» **Stated exercise**
Print word for word the first line of the listing below and every line after it, through the line with "from bokeh.resources import INLINE". Leave out the pictures and the rest.

[Start of Data shown]

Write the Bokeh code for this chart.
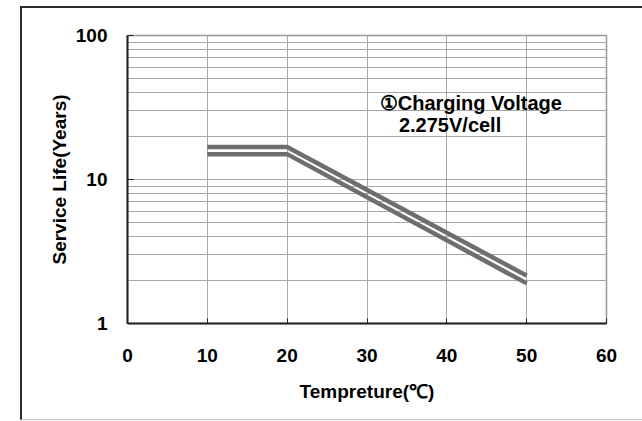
from bokeh.plotting import figure
from bokeh.layouts import column
from bokeh.models import FixedTicker, NumeralTickFormatter, Label, Range1d
from bokeh.embed import file_html
from bokeh.resources import INLINE

# ---- data ----
temps = [10, 20, 50]
life_upper = [16.8, 16.8, 2.15]
life_lower = [15.0, 15.0, 1.9]
x_ticks = [0, 10, 20, 30, 40, 50, 60]
y_ticks = [1, 10, 100]
y_minor = [2, 3, 4, 5, 6, 7, 8, 9, 20, 30, 40, 50, 60, 70, 80, 90]
note_line1 = "①Charging Voltage"
note_line2 = "2.275V/cell"
x_title = "Tempreture(℃)"
y_title = "Service Life(Years)"

FONT = "Liberation Sans"
DARK = "#222222"
GRID = "#a8a8a8"
LINE = "#6e6e6e"

p = figure(width=620, height=411, y_axis_type="log",
           x_range=Range1d(0, 60), y_range=Range1d(1, 100),
           output_backend="svg", toolbar_location=None,
           min_border_left=105, min_border_right=36,
           min_border_top=27, min_border_bottom=96)

p.background_fill_color = "white"
p.outline_line_color = "#999999"
p.outline_line_width = 1.5

# grids
p.xgrid.ticker = FixedTicker(ticks=x_ticks)
p.xgrid.grid_line_color = GRID
p.xgrid.grid_line_width = 1
p.ygrid.ticker = FixedTicker(ticks=y_ticks, minor_ticks=y_minor)
p.ygrid.grid_line_color = GRID
p.ygrid.minor_grid_line_color = GRID
p.ygrid.minor_grid_line_width = 1

# x axis
xa = p.xaxis[0]
xa.ticker = FixedTicker(ticks=x_ticks)
xa.axis_line_color = DARK
xa.axis_line_width = 2
xa.major_tick_in = 5
xa.major_tick_out = 0
xa.major_tick_line_color = DARK
xa.minor_tick_line_color = None
xa.major_label_text_font = FONT
xa.major_label_text_font_style = "bold"
xa.major_label_text_font_size = "19px"
xa.major_label_text_color = "black"
xa.major_label_standoff = 25
xa.axis_label = x_title
xa.axis_label_text_font = FONT
xa.axis_label_text_font_style = "bold"
xa.axis_label_text_font_size = "19px"
xa.axis_label_text_color = "black"
xa.axis_label_standoff = 16

# y axis
ya = p.yaxis[0]
ya.ticker = FixedTicker(ticks=y_ticks, minor_ticks=y_minor)
ya.formatter = NumeralTickFormatter(format="0")
ya.axis_line_color = DARK
ya.axis_line_width = 2
ya.major_tick_in = 6
ya.major_tick_out = 0
ya.major_tick_line_color = DARK
ya.minor_tick_line_color = None
ya.major_label_text_font = FONT
ya.major_label_text_font_style = "bold"
ya.major_label_text_font_size = "19px"
ya.major_label_text_color = "black"
ya.major_label_standoff = 16
ya.axis_label = y_title
ya.axis_label_text_font = FONT
ya.axis_label_text_font_style = "bold"
ya.axis_label_text_font_size = "19px"
ya.axis_label_text_color = "black"
ya.axis_label_standoff = 3

# lines
p.line(temps, life_upper, line_width=4.5, line_color=LINE)
p.line(temps, life_lower, line_width=4.5, line_color=LINE)

# annotation
p.add_layout(Label(x=31.6, y=34.0, text=note_line1, text_font=FONT,
                   text_font_style="bold", text_font_size="20px",
                   text_color="black", text_baseline="alphabetic"))
p.add_layout(Label(x=34.0, y=23.9, text=note_line2, text_font=FONT,
                   text_font_style="bold", text_font_size="20px",
                   text_color="black", text_baseline="alphabetic"))

layout = column(p, styles={"border-left": "2px solid #2a2a2a",
                           "border-top": "2px solid #2a2a2a",
                           "border-bottom": "1px solid #c4c4c4",
                           "margin-left": "20px", "margin-top": "6px"})

open("out.html", "w").write(file_html(layout, INLINE))
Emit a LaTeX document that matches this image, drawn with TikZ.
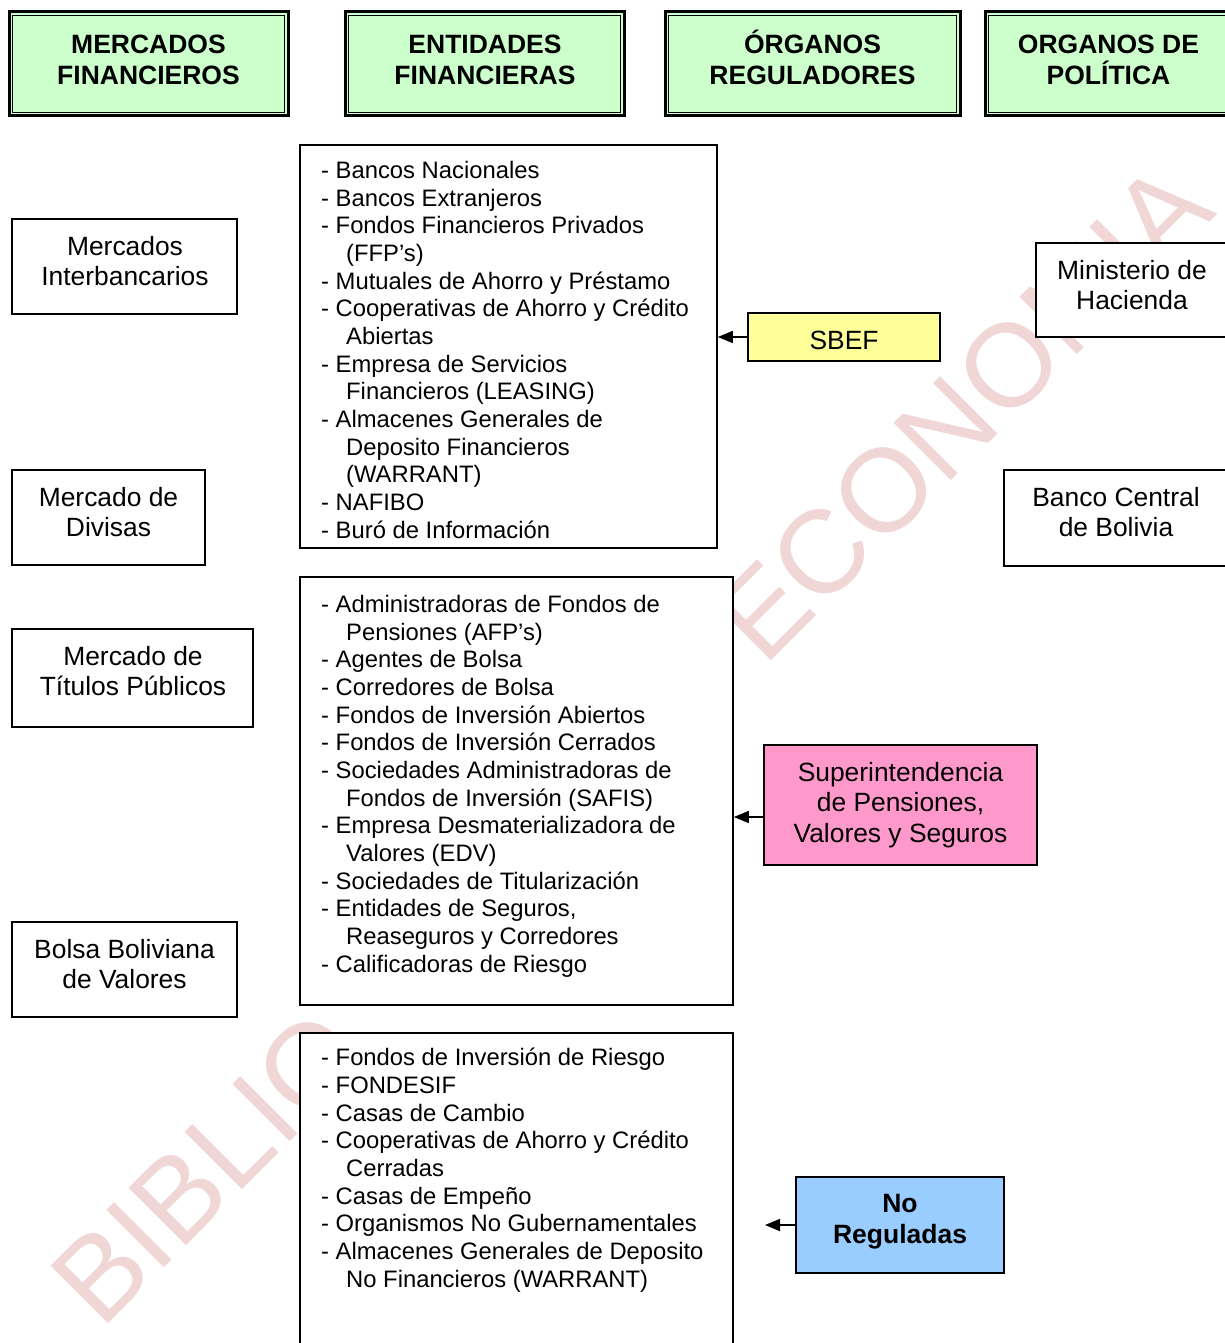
\documentclass[tikz,border=0pt]{standalone}
\usepackage{fontspec}
\setmainfont{Liberation Sans}
\usetikzlibrary{arrows.meta}
\definecolor{hdrgreen}{HTML}{CCFFCC}
\definecolor{sbefyellow}{HTML}{FFFF99}
\definecolor{suppink}{HTML}{FF99CC}
\definecolor{nrblue}{HTML}{99CCFF}
\definecolor{wmpink}{RGB}{241,214,214}
\begin{document}
\begin{tikzpicture}[x=1pt,y=-1pt,
  hdr/.style={draw, line width=3pt, fill=hdrgreen, minimum height=104pt, inner sep=0pt},
  hdrin/.style={line width=1.5pt},
  box/.style={draw, line width=1.6pt, fill=white, inner sep=0pt},
  lbl/.style={align=center, font=\fontsize{26.4}{30.5}\selectfont, inner sep=0pt},
  hlbl/.style={align=center, font=\bfseries\fontsize{26.5}{31}\selectfont, inner sep=0pt},
  lst/.style={align=left, anchor=base west, font=\fontsize{23.8}{27.65}\selectfont, inner sep=0pt},
  arr/.style={-{Triangle[length=15pt,width=12pt]}, line width=1.6pt},
  wm/.style={text=wmpink, font=\fontsize{118}{118}\selectfont, inner sep=0pt, rotate=45, anchor=base west}
]
\useasboundingbox (0,0) rectangle (1225,1343);
\clip (0,0) rectangle (1225,1343);

% watermark
\node[wm] (wm1) at (101,1331) {BIBLIO};
\node[wm] (wm2) at (764,668) {ECONOMIA};

% headers
\node[hdr, minimum width=279pt] (h1) at (148.5,64) {};
\node[hdr, minimum width=279pt] (h2) at (484.5,64) {};
\node[hdr, minimum width=295pt] (h3) at (812.5,64) {};
\node[hdr, minimum width=247pt] (h4) at (1108.5,64) {};
\foreach \h in {h1,h2,h3,h4}{
  \draw[hdrin] ([shift={(5,5)}]\h.north west) rectangle ([shift={(-5,-5)}]\h.south east);
}
\node[hlbl] (h1t) at (148.5,60) {MERCADOS\\FINANCIEROS};
\node[hlbl] (h2t) at (485,60) {ENTIDADES\\FINANCIERAS};
\node[hlbl] (h3t) at (812.5,57) {ÓRGANOS\\REGULADORES};
\node[hlbl] (h4t) at (1108.5,60) {ORGANOS DE\\POLÍTICA};

% left column
\node[box, minimum width=225pt, minimum height=95pt] (mi) at (124.5,266.5) {};
\node[lbl] (mit) at (125,261) {Mercados\\Interbancarios};
\node[box, minimum width=193pt, minimum height=95pt] (md) at (108.5,517.5) {};
\node[lbl] (mdt) at (108.5,512) {Mercado de\\Divisas};
\node[box, minimum width=241pt, minimum height=98pt] (mt) at (132.5,678) {};
\node[lbl] (mtt) at (133,671) {Mercado de\\Títulos Públicos};
\node[box, minimum width=225pt, minimum height=95pt] (bb) at (124.5,969.5) {};
\node[lbl] (bbt) at (124.5,964) {Bolsa Boliviana\\de Valores};

% middle column
\node[box, minimum width=417pt, minimum height=403pt] (l1) at (508.5,346.5) {};
\node[lst] (l1t) at (321,538) {- Bancos Nacionales\\
- Bancos Extranjeros\\
- Fondos Financieros Privados\\
\hspace*{25pt}(FFP’s)\\
- Mutuales de Ahorro y Préstamo\\
- Cooperativas de Ahorro y Crédito\\
\hspace*{25pt}Abiertas\\
- Empresa de Servicios\\
\hspace*{25pt}Financieros (LEASING)\\
- Almacenes Generales de\\
\hspace*{25pt}Deposito Financieros\\
\hspace*{25pt}(WARRANT)\\
- NAFIBO\\
- Buró de Información};

\node[box, minimum width=433pt, minimum height=428pt] (l2) at (516.5,791) {};
\node[lst] (l2t) at (321,972) {- Administradoras de Fondos de\\
\hspace*{25pt}Pensiones (AFP’s)\\
- Agentes de Bolsa\\
- Corredores de Bolsa\\
- Fondos de Inversión Abiertos\\
- Fondos de Inversión Cerrados\\
- Sociedades Administradoras de\\
\hspace*{25pt}Fondos de Inversión (SAFIS)\\
- Empresa Desmaterializadora de\\
\hspace*{25pt}Valores (EDV)\\
- Sociedades de Titularización\\
- Entidades de Seguros,\\
\hspace*{25pt}Reaseguros y Corredores\\
- Calificadoras de Riesgo};

\node[box, minimum width=433pt, minimum height=327pt] (l3) at (516.5,1196.5) {};
\node[lst] (l3t) at (321,1287) {- Fondos de Inversión de Riesgo\\
- FONDESIF\\
- Casas de Cambio\\
- Cooperativas de Ahorro y Crédito\\
\hspace*{25pt}Cerradas\\
- Casas de Empeño\\
- Organismos No Gubernamentales\\
- Almacenes Generales de Deposito\\
\hspace*{25pt}No Financieros (WARRANT)};

% regulators
\node[box, fill=sbefyellow, minimum width=192pt, minimum height=48pt] (sbef) at (844,337) {};
\node[lbl] (sbeft) at (844,340) {SBEF};
\node[box, fill=suppink, minimum width=273pt, minimum height=120pt] (sup) at (900.5,805) {};
\node[lbl] (supt) at (900.5,805) {Superintendencia\\de Pensiones,\\Valores y Seguros};
\node[box, fill=nrblue, minimum width=208pt, minimum height=96pt] (nr) at (900,1225) {};
\node[hlbl] (nrt) at (900,1222) {No\\Reguladas};

% policy
\node[box, minimum width=192pt, minimum height=94pt] (mh) at (1132,290) {};
\node[lbl] (mht) at (1132,285) {Ministerio de\\Hacienda};
\node[box, minimum width=224pt, minimum height=96pt] (bc) at (1116,518) {};
\node[lbl] (bct) at (1116,512) {Banco Central\\de Bolivia};

% connectors
\draw[arr] (sbef.west) -- (sbef.west -| l1.east);
\draw[arr] ([yshift=-12pt]sup.west) -- ([yshift=-12pt]sup.west -| l2.east);
\coordinate (nrend) at (765,1225);
\draw[arr] (nr.west) -- (nrend);
\end{tikzpicture}
\end{document}
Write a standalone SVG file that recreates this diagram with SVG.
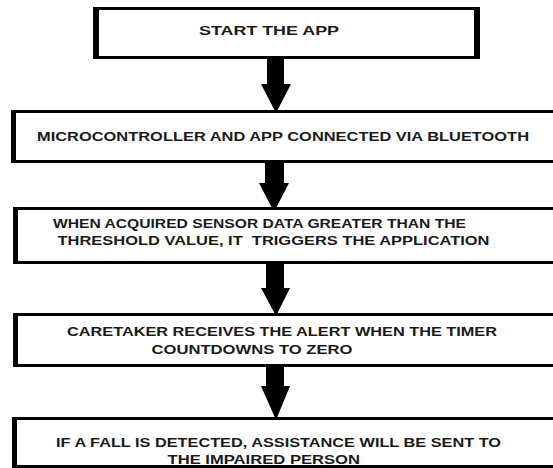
<svg xmlns="http://www.w3.org/2000/svg" width="553" height="468" viewBox="0 0 553 468">
<style>
.o{fill:#000}
.i{fill:#fff}
.t{font-family:"Liberation Sans",Arial,sans-serif;font-weight:bold;font-size:12px;fill:#1a1a1a}
.a{fill:#000}
</style>
<rect width="553" height="468" fill="#fff"/>
<g id="connectors">
<polygon class="a" points="267,58 284,58 284,84 291,84 276,113 261,84 267,84"/>
<polygon class="a" points="265,161 284,161 284,183 289,183 274,212 259,183 265,183"/>
<polygon class="a" points="266,263 284,263 284,288 290,288 276,316 261,288 266,288"/>
<polygon class="a" points="266,366 284,366 284,386 290,386 276,420 261,386 266,386"/>
</g>
<g id="n1">
<rect class="o" x="93" y="7" width="387" height="52"/>
<rect class="i" x="99" y="10" width="375" height="46"/>
<text class="t" x="199" y="35" textLength="140" lengthAdjust="spacingAndGlyphs">START THE APP</text>
</g>
<g id="n2">
<rect class="o" x="11" y="110" width="560" height="53"/>
<rect class="i" x="16" y="113" width="560" height="47"/>
<text class="t" x="37" y="141" textLength="492" lengthAdjust="spacingAndGlyphs">MICROCONTROLLER AND APP CONNECTED VIA BLUETOOTH</text>
</g>
<g id="n3">
<rect class="o" x="13" y="207" width="560" height="57"/>
<rect class="i" x="18" y="210" width="560" height="51"/>
<text class="t" x="53" y="227.5" textLength="413" lengthAdjust="spacingAndGlyphs">WHEN ACQUIRED SENSOR DATA GREATER THAN THE</text>
<text class="t" x="57.5" y="244.5" textLength="432" lengthAdjust="spacingAndGlyphs" xml:space="preserve">THRESHOLD VALUE, IT  TRIGGERS THE APPLICATION</text>
</g>
<g id="n4">
<rect class="o" x="13" y="313" width="560" height="54"/>
<rect class="i" x="18" y="316" width="560" height="48"/>
<text class="t" x="67" y="335.5" textLength="430" lengthAdjust="spacingAndGlyphs">CARETAKER RECEIVES THE ALERT WHEN THE TIMER</text>
<text class="t" x="151.5" y="353.5" textLength="201" lengthAdjust="spacingAndGlyphs">COUNTDOWNS TO ZERO</text>
</g>
<g id="n5">
<rect class="o" x="12" y="417" width="560" height="60"/>
<rect class="i" x="17" y="420" width="560" height="45"/>
<text class="t" x="56" y="447" textLength="445" lengthAdjust="spacingAndGlyphs">IF A FALL IS DETECTED, ASSISTANCE WILL BE SENT TO</text>
<text class="t" x="167.5" y="463.5" textLength="192.5" lengthAdjust="spacingAndGlyphs">THE IMPAIRED PERSON</text>
</g>
</svg>
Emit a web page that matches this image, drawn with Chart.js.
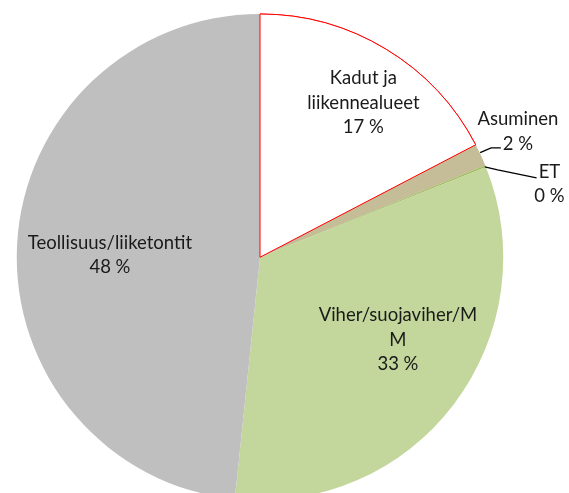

[End of Data shown]

» **Solution for this task**
Write the Bokeh code for this chart.
from bokeh.plotting import figure
from bokeh.layouts import column
from bokeh.models import FixedTicker, NumeralTickFormatter, Label, Range1d
from bokeh.embed import file_html
from bokeh.resources import INLINE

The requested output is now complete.